Britain’s prisons are not where Farid Reza should be

Farid Reza has been sentenced to five years and three months. Credit: Facebook

Farid Reza was found guilty and sentenced to five years and three months imprisonment for killing fellow student and neighbour Hina Shamim in a road collision outside the Penhryn Road campus on March 31, 2015.
People in the UK believe retribution for committing a crime is just and right.

It is our definition of justice.
However recent statistics indicate that there is up to a 79 per cent reoffending rate in the worst prisons in England and Wales.
Our jails are supposed to rehabilitate, but instead they have become centres of indoctrination and alienation.
Balstoy Prison in Norway has been dubbed the “prison that treats inmates as people”, and has been subject to massive criticism due to its belief that inmates should work whilst jailed.
Balstoy, however, can boast a 16 per cent reoffending rate.
I believe the UK justice system needs to aim to improve society as a whole; emotion and views on individual cases should be left for social media.
The money spent on keeping prisoners locked up should be used to tackle the roots of social problems and ensure those convicted are rehabilitated back into society properly.
I cannot speak for Hina’s family who have experienced something no family should.
What is going to happen to Reza once imprisoned? A friend who spent four months at HMP Redditch told me how jail was segregated heavily by race.
Reza would likely be committed to a group of inmates from his own ethnic background, and live in a gang-like atmosphere, which would only promote undesirable behaviour for society.
No punishment will bring Hina back.
But neither will Reza’s rotting in a jail cell.
Our prisons need to incorporate proper methods of rehabilitation, by changing his “reckless” mind-set.

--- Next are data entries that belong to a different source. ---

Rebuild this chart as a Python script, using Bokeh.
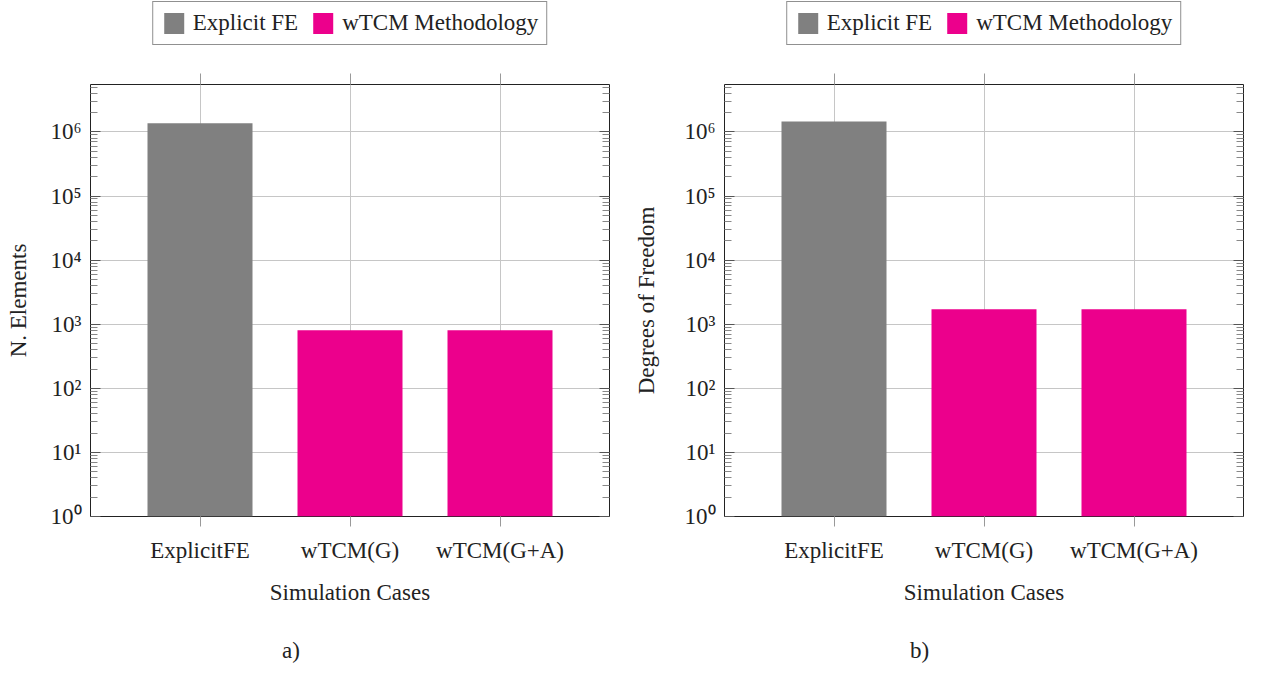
from bokeh.plotting import figure
from bokeh.models import (FixedTicker, LogAxis, CategoricalAxis, Legend, LegendItem, Div,
                          Range1d, FactorRange, ColumnDataSource)
from bokeh.core.properties import value
from bokeh.layouts import row, column
from bokeh.embed import file_html
from bokeh.resources import INLINE

# ---------------- data ----------------
cases = ["ExplicitFE", "wTCM(G)", "wTCM(G+A)"]
methods = ["Explicit FE", "wTCM Methodology", "wTCM Methodology"]
n_elements = [1.37e6, 806, 806]
degrees_of_freedom = [1.46e6, 1720, 1720]
y_ticks = [1, 10, 100, 1000, 10000, 100000, 1000000]
y_tick_labels = ["10⁰", "10¹", "10²", "10³", "10⁴", "10⁵", "10⁶"]
method_colors = {"Explicit FE": "#808080", "wTCM Methodology": "#EC008C"}
x_label = "Simulation Cases"
y_labels = ["N. Elements", "Degrees of Freedom"]
panel_labels = ["a)", "b)"]

FONT = "Liberation Serif"
TEXT = "#222222"
GRID = "#c6c6c6"
LEG_H = 46


def make_panel(vals, ylabel, width, b_left, b_right, ylab_standoff):
    src = ColumnDataSource(dict(case=cases, value=vals, method=methods,
                                color=[method_colors[m] for m in methods]))
    p = figure(x_range=FactorRange(factors=cases, range_padding=0.23,
                                   range_padding_units="absolute"),
               y_axis_type="log", y_range=Range1d(1, 5.5e6),
               width=width, height=615 - LEG_H, output_backend="svg",
               toolbar_location=None,
               min_border_left=b_left, min_border_right=b_right,
               min_border_top=84 - LEG_H, min_border_bottom=99,
               x_axis_label=x_label, y_axis_label=ylabel)
    p.background_fill_color = "white"
    p.border_fill_color = "white"
    p.outline_line_color = "#222222"
    p.outline_line_width = 1

    p.vbar(x="case", top="value", bottom=1, width=0.7, color="color",
           line_color=None, source=src)

    minor = [m * t for t in y_ticks for m in range(2, 10)]
    ticker = FixedTicker(ticks=y_ticks, minor_ticks=minor)
    overrides = {t: lab for t, lab in zip(y_ticks, y_tick_labels)}

    # left y axis
    ya = p.yaxis[0]
    ya.ticker = ticker
    ya.major_label_overrides = overrides
    ya.major_tick_in = 10
    ya.major_tick_out = 0
    ya.minor_tick_in = 7
    ya.minor_tick_out = 0
    ya.major_tick_line_color = "#555555"
    ya.minor_tick_line_color = "#888888"
    ya.axis_line_color = None
    ya.major_label_standoff = 9
    ya.major_label_text_font = FONT
    ya.major_label_text_font_size = "23px"
    ya.major_label_text_color = TEXT
    ya.axis_label_text_font = FONT
    ya.axis_label_text_font_size = "23px"
    ya.axis_label_text_font_style = "normal"
    ya.axis_label_text_color = TEXT
    ya.axis_label_standoff = ylab_standoff

    # right mirrored y axis (ticks only, labels hidden)
    ra = LogAxis(ticker=ticker, major_tick_in=10, major_tick_out=0,
                 minor_tick_in=7, minor_tick_out=0,
                 major_tick_line_color="#555555", minor_tick_line_color="#888888",
                 axis_line_color=None, major_label_text_font_size="1px",
                 major_label_text_color=None, major_label_standoff=0)
    p.add_layout(ra, "right")

    # bottom x axis
    xa = p.xaxis[0]
    xa.major_tick_in = 0
    xa.major_tick_out = 10
    xa.major_tick_line_color = "#999999"
    xa.axis_line_color = None
    xa.major_label_standoff = 11
    xa.major_label_text_font = FONT
    xa.major_label_text_font_size = "23px"
    xa.major_label_text_color = TEXT
    xa.axis_label_text_font = FONT
    xa.axis_label_text_font_size = "23px"
    xa.axis_label_text_font_style = "normal"
    xa.axis_label_text_color = TEXT
    xa.axis_label_standoff = 14

    # top x axis (ticks only, labels hidden)
    ta = CategoricalAxis(major_tick_in=0, major_tick_out=11,
                         major_tick_line_color="#999999", axis_line_color=None,
                         major_label_text_font_size="1px",
                         major_label_text_color=None, major_label_standoff=0)
    p.add_layout(ta, "above")

    p.ygrid.ticker = ticker
    p.ygrid.grid_line_color = GRID
    p.xgrid.grid_line_color = GRID

    # legend strip above the plot: same source, hidden renderer, shared frame width
    lf = figure(x_range=FactorRange(factors=cases), y_range=Range1d(0, 1),
                width=width, height=LEG_H, output_backend="svg", toolbar_location=None,
                x_axis_location=None, y_axis_location=None,
                min_border_left=b_left, min_border_right=b_right,
                min_border_top=0, min_border_bottom=0)
    lf.outline_line_color = None
    lf.grid.visible = False
    lr = lf.vbar(x="case", top="value", bottom=1, width=0.7, color="color",
                 line_color=None, source=src, visible=False)
    items = [
        LegendItem(label=value("Explicit FE"), renderers=[lr], index=0),
        LegendItem(label=value("wTCM Methodology"), renderers=[lr], index=1),
    ]
    leg = Legend(items=items, location="center", orientation="horizontal",
                 glyph_width=25, glyph_height=26, label_standoff=7, spacing=12,
                 padding=8, margin=0, border_line_color="#222222",
                 border_line_width=1, background_fill_alpha=1,
                 label_text_font=FONT, label_text_font_size="23px",
                 label_text_color=TEXT)
    lf.add_layout(leg)
    return lf, p


def make_label(text, pad_left):
    return Div(text=(f'<div style="padding-left:{pad_left}px;padding-top:15px;'
                     f"font-family:'{FONT}';font-size:23px;color:{TEXT}\">{text}</div>"),
               width=300, height=50)


l1, p1 = make_panel(n_elements, y_labels[0], 630, 90, 21, 16)
l2, p2 = make_panel(degrees_of_freedom, y_labels[1], 626, 94, 13, 22)
d1 = make_label(panel_labels[0], 277)
d2 = make_label(panel_labels[1], 275)

layout = row(column(l1, p1, d1, spacing=0), column(l2, p2, d2, spacing=0), spacing=0)

open("out.html", "w").write(file_html(layout, INLINE))
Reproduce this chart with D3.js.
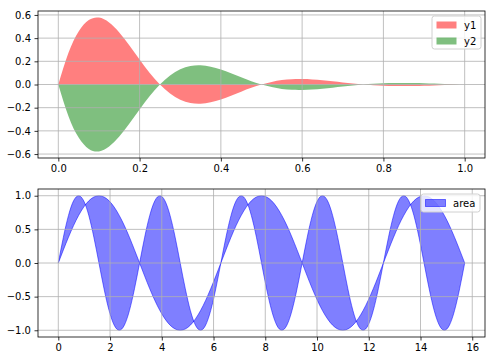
<!DOCTYPE html>
<html>
<head>
<meta charset="utf-8">
<script src="https://cdn.jsdelivr.net/npm/d3@7"></script>
<style>
  body { margin: 0; background: #fff; }
  svg { display: block; }
  .tick text { font-family: "DejaVu Sans", sans-serif; font-size: 10px; fill: #000; }
</style>
</head>
<body>
<div id="chart"></div>
<script>
// top panel: damped oscillation and its mirror
const topX = [0, 0.025, 0.05, 0.075, 0.1, 0.125, 0.15, 0.175, 0.2, 0.225, 0.25, 0.275, 0.3, 0.325, 0.35, 0.375, 0.4, 0.425, 0.45, 0.475,
  0.5, 0.525, 0.55, 0.575, 0.6, 0.625, 0.65, 0.675, 0.7, 0.725, 0.75, 0.775, 0.8, 0.825, 0.85, 0.875, 0.9, 0.925, 0.95, 0.975, 1.0]
const y1 = [0, 0.273, 0.458, 0.556, 0.577, 0.535, 0.449, 0.337, 0.216, 0.100, 0, -0.078, -0.131, -0.159, -0.165, -0.153, -0.129, -0.097, -0.062, -0.029,
  0, 0.022, 0.038, 0.046, 0.047, 0.044, 0.037, 0.028, 0.018, 0.008, 0, -0.006, -0.011, -0.013, -0.014, -0.013, -0.011, -0.008, -0.005, -0.002, 0]
const y2 = [0, -0.273, -0.458, -0.556, -0.577, -0.535, -0.449, -0.337, -0.216, -0.100, 0, 0.078, 0.131, 0.159, 0.165, 0.153, 0.129, 0.097, 0.062, 0.029,
  0, -0.022, -0.038, -0.046, -0.047, -0.044, -0.037, -0.028, -0.018, -0.008, 0, 0.006, 0.011, 0.013, 0.014, 0.013, 0.011, 0.008, 0.005, 0.002, 0]

// bottom panel: area between two waves
const botX = [0, 0.196, 0.393, 0.589, 0.785, 0.982, 1.178, 1.374, 1.571, 1.767, 1.963, 2.160, 2.356, 2.553, 2.749, 2.945,
  3.142, 3.338, 3.534, 3.731, 3.927, 4.123, 4.320, 4.516, 4.712, 4.909, 5.105, 5.301, 5.498, 5.694, 5.890, 6.087,
  6.283, 6.480, 6.676, 6.872, 7.069, 7.265, 7.461, 7.658, 7.854, 8.050, 8.247, 8.443, 8.639, 8.836, 9.032, 9.228,
  9.425, 9.621, 9.817, 10.014, 10.210, 10.407, 10.603, 10.799, 10.996, 11.192, 11.388, 11.585, 11.781, 11.977, 12.174, 12.370,
  12.566, 12.763, 12.959, 13.155, 13.352, 13.548, 13.744, 13.941, 14.137, 14.334, 14.530, 14.726, 14.923, 15.119, 15.315, 15.512, 15.708]
const waveA = [0, 0.195, 0.383, 0.556, 0.707, 0.831, 0.924, 0.981, 1, 0.981, 0.924, 0.831, 0.707, 0.556, 0.383, 0.195,
  0, -0.195, -0.383, -0.556, -0.707, -0.831, -0.924, -0.981, -1, -0.981, -0.924, -0.831, -0.707, -0.556, -0.383, -0.195,
  0, 0.195, 0.383, 0.556, 0.707, 0.831, 0.924, 0.981, 1, 0.981, 0.924, 0.831, 0.707, 0.556, 0.383, 0.195,
  0, -0.195, -0.383, -0.556, -0.707, -0.831, -0.924, -0.981, -1, -0.981, -0.924, -0.831, -0.707, -0.556, -0.383, -0.195,
  0, 0.195, 0.383, 0.556, 0.707, 0.831, 0.924, 0.981, 1, 0.981, 0.924, 0.831, 0.707, 0.556, 0.383, 0.195, 0]
const waveB = [0, 0.383, 0.707, 0.924, 1, 0.924, 0.707, 0.383, 0, -0.383, -0.707, -0.924, -1, -0.924, -0.707, -0.383,
  0, 0.383, 0.707, 0.924, 1, 0.924, 0.707, 0.383, 0, -0.383, -0.707, -0.924, -1, -0.924, -0.707, -0.383,
  0, 0.383, 0.707, 0.924, 1, 0.924, 0.707, 0.383, 0, -0.383, -0.707, -0.924, -1, -0.924, -0.707, -0.383,
  0, 0.383, 0.707, 0.924, 1, 0.924, 0.707, 0.383, 0, -0.383, -0.707, -0.924, -1, -0.924, -0.707, -0.383,
  0, 0.383, 0.707, 0.924, 1, 0.924, 0.707, 0.383, 0, -0.383, -0.707, -0.924, -1, -0.924, -0.707, -0.383, 0]

const topTicksX = [0, 0.2, 0.4, 0.6, 0.8, 1.0]
const topTicksY = [-0.6, -0.4, -0.2, 0, 0.2, 0.4, 0.6]
const botTicksX = [0, 2, 4, 6, 8, 10, 12, 14, 16]
const botTicksY = [-1, -0.5, 0, 0.5, 1]

const width = 495, height = 361
const fmtMinus = f => v => f(v).replace("-", "\u2212")

const svg = d3.select("#chart").append("svg")
  .attr("width", width)
  .attr("height", height)

// draws one panel frame: grid, axes, spines
function panel(box, x, y, ticksX, ticksY, fx, fy) {
  const g = svg.append("g")
  const marks = g.append("g")
  const grid = g.append("g")
  grid.selectAll("line.gx").data(ticksX).join("line")
    .attr("x1", d => x(d)).attr("x2", d => x(d))
    .attr("y1", box.top).attr("y2", box.bottom)
    .attr("stroke", "#b0b0b0").attr("stroke-width", 0.8)
  grid.selectAll("line.gy").data(ticksY).join("line")
    .attr("y1", d => y(d)).attr("y2", d => y(d))
    .attr("x1", box.left).attr("x2", box.right)
    .attr("stroke", "#b0b0b0").attr("stroke-width", 0.8)

  g.append("g")
    .attr("transform", `translate(0,${box.bottom})`)
    .call(d3.axisBottom(x).tickValues(ticksX).tickSize(3.5).tickPadding(3.5).tickFormat(fmtMinus(fx)))
    .call(a => a.select(".domain").remove())
  g.append("g")
    .attr("transform", `translate(${box.left},0)`)
    .call(d3.axisLeft(y).tickValues(ticksY).tickSize(3.5).tickPadding(3.5).tickFormat(fmtMinus(fy)))
    .call(a => a.select(".domain").remove())
  g.selectAll(".tick line").attr("stroke", "#000").attr("stroke-width", 0.8)

  g.append("rect")
    .attr("x", box.left).attr("y", box.top)
    .attr("width", box.right - box.left).attr("height", box.bottom - box.top)
    .attr("fill", "none").attr("stroke", "#000").attr("stroke-width", 0.8)
  return marks
}

// legend box with patch entries
function legend(x0, y0, w, h, entries) {
  const g = svg.append("g")
  g.append("rect")
    .attr("x", x0).attr("y", y0).attr("width", w).attr("height", h)
    .attr("rx", 2.5)
    .attr("fill", "#fff").attr("fill-opacity", 0.8)
    .attr("stroke", "#d0d0d0")
  entries.forEach((e, i) => {
    const cy = y0 + 9 + i * 16
    g.append("rect")
      .attr("x", x0 + 4.5).attr("y", cy - 3.5).attr("width", 20).attr("height", 7)
      .attr("fill", e.color).attr("fill-opacity", 0.5)
      .attr("stroke", e.edge ? e.color : "none").attr("stroke-opacity", 0.5)
    g.append("text")
      .attr("x", x0 + 32).attr("y", cy + 3.5)
      .style("font-family", "DejaVu Sans")
      .style("font-size", "10px")
      .text(e.label)
  })
}

// ---- top panel
const boxT = { left: 38, right: 485, top: 11, bottom: 158 }
const xT = d3.scaleLinear().domain([-0.05, 1.05]).range([boxT.left, boxT.right])
const yT = d3.scaleLinear().domain([-0.634, 0.634]).range([boxT.bottom, boxT.top])
const topData = topX.map((x, i) => ({ x, a: y1[i], b: y2[i] }))
const marksT = panel(boxT, xT, yT, topTicksX, topTicksY, d3.format(".1f"), d3.format(".1f"))

marksT.append("path")
  .datum(topData)
  .attr("d", d3.area().curve(d3.curveNatural).x(d => xT(d.x)).y0(yT(0)).y1(d => yT(d.a)))
  .attr("fill", "#ff0000").attr("fill-opacity", 0.5)
marksT.append("path")
  .datum(topData)
  .attr("d", d3.area().curve(d3.curveNatural).x(d => xT(d.x)).y0(yT(0)).y1(d => yT(d.b)))
  .attr("fill", "#008000").attr("fill-opacity", 0.5)

legend(432, 16, 49, 33, [{ label: "y1", color: "#ff0000" }, { label: "y2", color: "#008000" }])

// ---- bottom panel
const boxB = { left: 38, right: 485, top: 189, bottom: 337 }
const xB = d3.scaleLinear().domain([-0.785, 16.493]).range([boxB.left, boxB.right])
const yB = d3.scaleLinear().domain([-1.1, 1.1]).range([boxB.bottom, boxB.top])
const botData = botX.map((x, i) => ({ x, a: waveA[i], b: waveB[i] }))
const marksB = panel(boxB, xB, yB, botTicksX, botTicksY, d3.format("d"), d3.format(".1f"))

marksB.append("path")
  .datum(botData)
  .attr("d", d3.area().curve(d3.curveNatural).x(d => xB(d.x)).y0(d => yB(d.a)).y1(d => yB(d.b)))
  .attr("fill", "#0000ff").attr("fill-opacity", 0.5)
  .attr("stroke", "#0000ff").attr("stroke-opacity", 0.5).attr("stroke-width", 1)

legend(421, 194, 59, 18, [{ label: "area", color: "#0000ff", edge: true }])
</script>
</body>
</html>
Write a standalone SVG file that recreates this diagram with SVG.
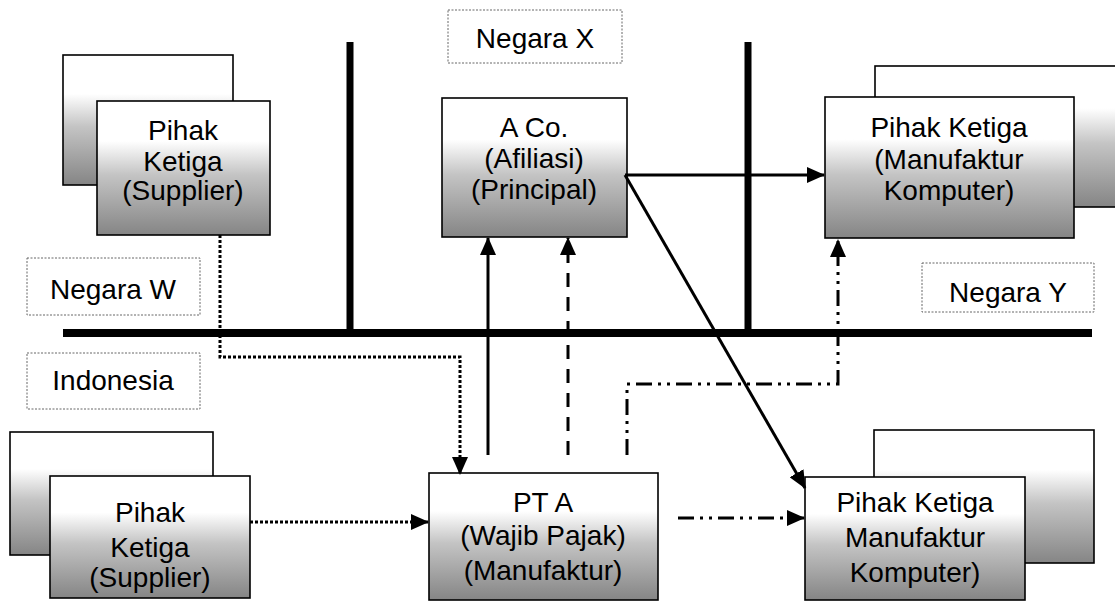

It can be achieved by working with inmates, and not against them.
Norway has the blueprint and it has proved its success.
I went to his trial at the Old Bailey.

I am aware he knelt at the feet of Hina’s father and pled for forgiveness. But that hasn’t suckered me into believing he should be a free man.
However, using people’s anger as a foundation to run our justice system is not how legal institutions should operate.

By Ameet Ubhi

Ameet is a journalism undergraduate who is interested in pursuing ethnography.